For all his level-headed business sense, Spohn has a devotee's dedication to his machines, tweaking and improving them, adding colored LEDs to back glasses for a little more visual zing or polishing the playfield or just spending hours on maintenance. For a big-name game, there could still be thousands of machines still out there, with aftermarket firms still restoring spare parts. For a more obscure table, where the manufacturers only produced a few hundred units, every replacement coil and flipper must be handcrafted. Spohn has stockpiled as many spare parts, test kits, and manuals as he can find, but his biggest resource may be loyal pinball fans. "They want the sport to survive," Spohn said. It's a unique challenge – part engineering, part aesthetics – and it has created new skill sets. Some regulars volunteer in the warehouse, and one artist has even started re-creating the classic back glasses. "All the staff have a passion for it," Spohn said. "Not just the gaming, but the art itself.
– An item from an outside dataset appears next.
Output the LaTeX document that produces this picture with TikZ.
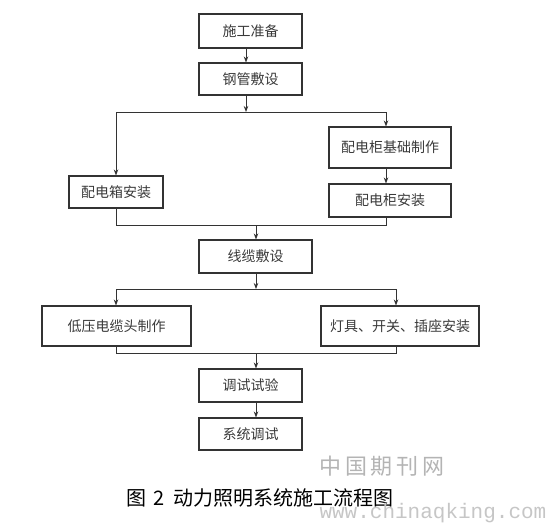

Spohn still has ambitions. He plans to open more sites, but his biggest target is to set a personal record: to have the Top 100 rated machines of all time. He's getting close. So far, he said, "We have 48 of the top 50 and 80 of the Top 100." His aim is to have a sampling of every era and every style of play on the floor, from the slow-rolling vintage machines to the blindingly fast tempests of today. That variety is why Spohn is sure the lure of lights and flippers and hanging at the arcade will endure. He said, "We're coming full circle back around."